1969年12月発売
(曲目)
60年代、何かとBeatles と対比され続けたRolling Stones。Beatles 解散後も活動を
続け、デビュ−後、30数年間もrolling し続け、世界最高のRock'n Roll Bandの地位を
保っています。その、Rolling Stones のアルバムで一番好きなのが、この"Let It Bleed" で
す。このアルバムは、1969年の末に発表されましたが、その頃のStonesは、オリジナル・
メンバ−であったBrian Jones の急死、そして新メンバ−Mick Taylor の参加という
グル−プとしての大転換期にさしかかっており、また、映画"Gimmie Shelter"で見られた様に
コンサ−トで死亡者が出るというような事件に巻き込まれるなど、環境としては、決して良い
とは言えないものでありましたが、このアルバムでは、そうした負の部分を全く感じさせない見事
な出来栄えとなっています。
1966年から67年にかけては、Beatles の模倣といった面が見られ、特にアルバム
”Their Satanic Majesties Request"は、Beatles のアルバム"Sgt.Pepper's Lonely Heart's
Club Band"を、"We Love You"は"All You Need Is Love" を真似ているとか意識しているとか
言われてもしようがない面がありました。しかし、この前作のアルバム"Beggars Banquet" は、
Stonesのル−ツのR&B に戻り、Stonesらしさを追求した好アルバムであり、このあたりから
Stonesは、Beatles の呪縛から逃れ、自分達の音楽の方向性を確立していったのではないかと
思います。そして、それが花開いたのがこのアルバムでしょう。
静かな、エレキ・ギタ−のアルペジオから始まり、次第に盛り上がりを見せるハ−ド・ロック・
ナンバ−の"Gimmie Shelter"は、私の最も好きなStones Number。"Love In vain" は、前作の
"Beggars Banquet" からの流れを組むR&B ナンバ−で、Mickがしっとり歌い上げています。
また、"Country Honk"は、カントリ−版の"Honkey Tonk Women"。"Midnight Rambler" は、R&B 色の
濃いロック・ナンバ−でこのような曲がまさにStonesぽいといえるでしょう。ハ−モニカの音が
彩りを添えています。
このアルバムの中で特筆すべきナンバ−は、最後の"You Can't Always Get What You Want" です。
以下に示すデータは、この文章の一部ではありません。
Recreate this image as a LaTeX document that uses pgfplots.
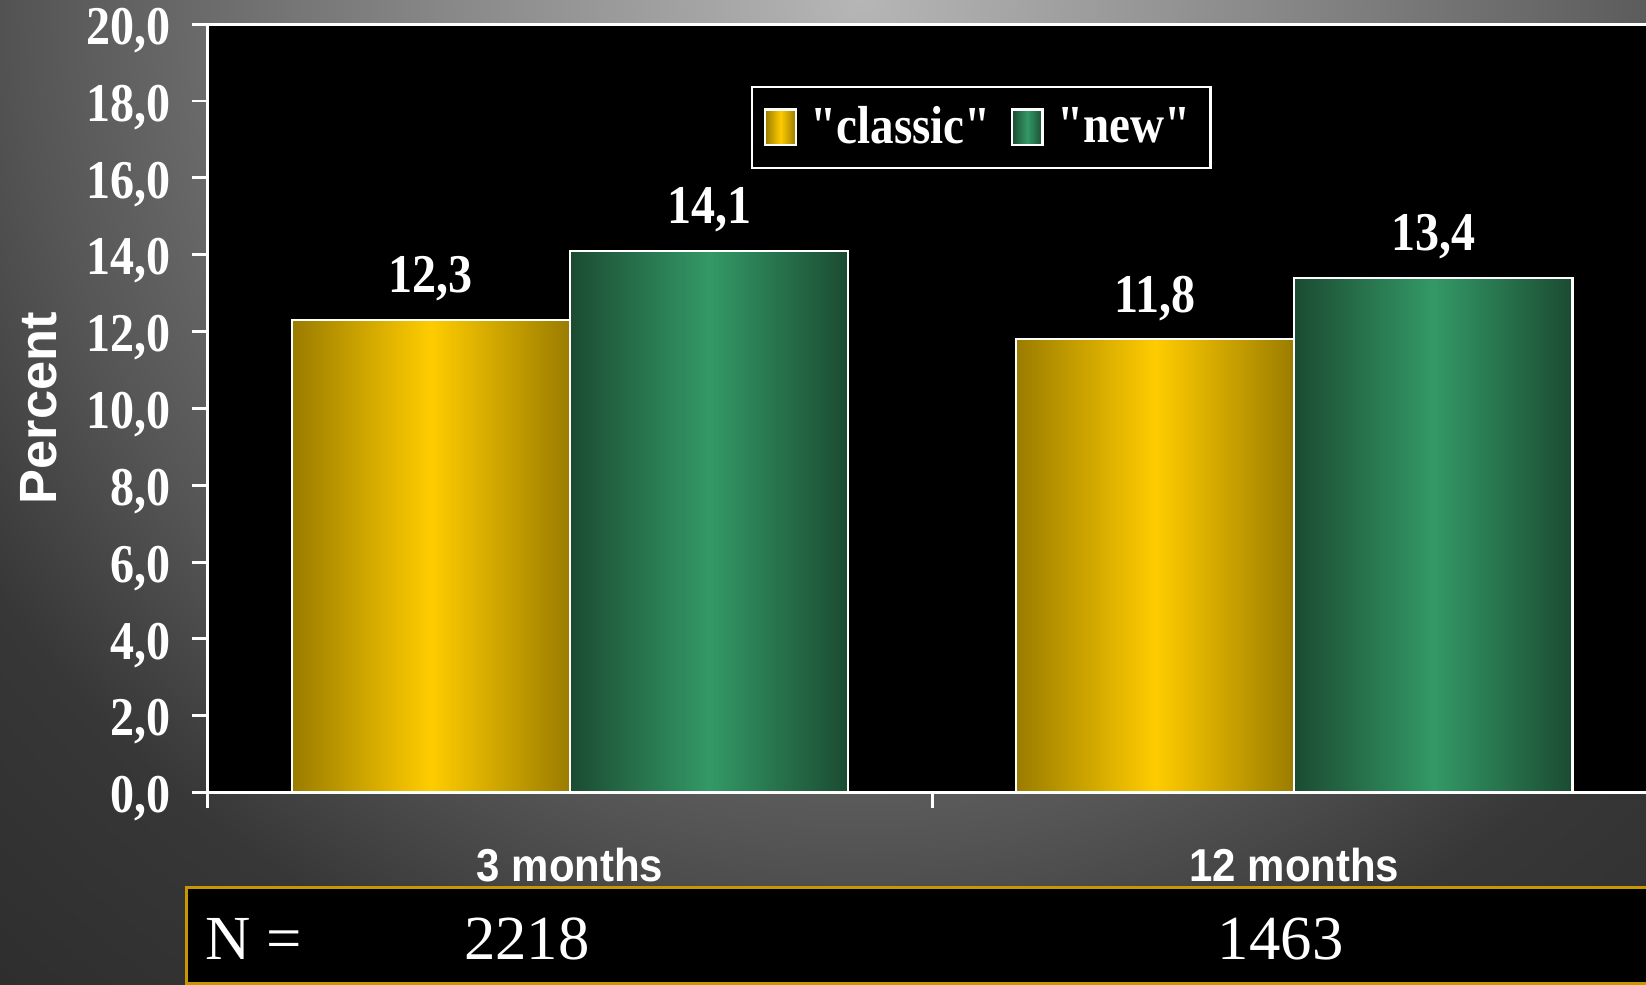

最初に聞くと、これがStonesなのかと思うような華やかな女性コ−ラスやホルンの音も含まれて
いますが、決してそのような派手なアレンジが浮いておらず、Mickのボ−カルやStonesの演奏とうまく
ハ−モニ−を奏でています。この2−3年前までは、そうした新しいものを自分達の音楽にうまく消化
できないでいましたが、ここに来てようやく自分達の音楽が確立し、幅広さが出てきたようです。
そして、70年代以降、名実ともに、トップ・バンドの位置を占めることとなるのです。
このアルバムは、Stonesの音楽が確立した名盤で、70年代、80年代、90年代の活躍を予期させる
ものといえましょう。今後もRolling し続けることを期待します。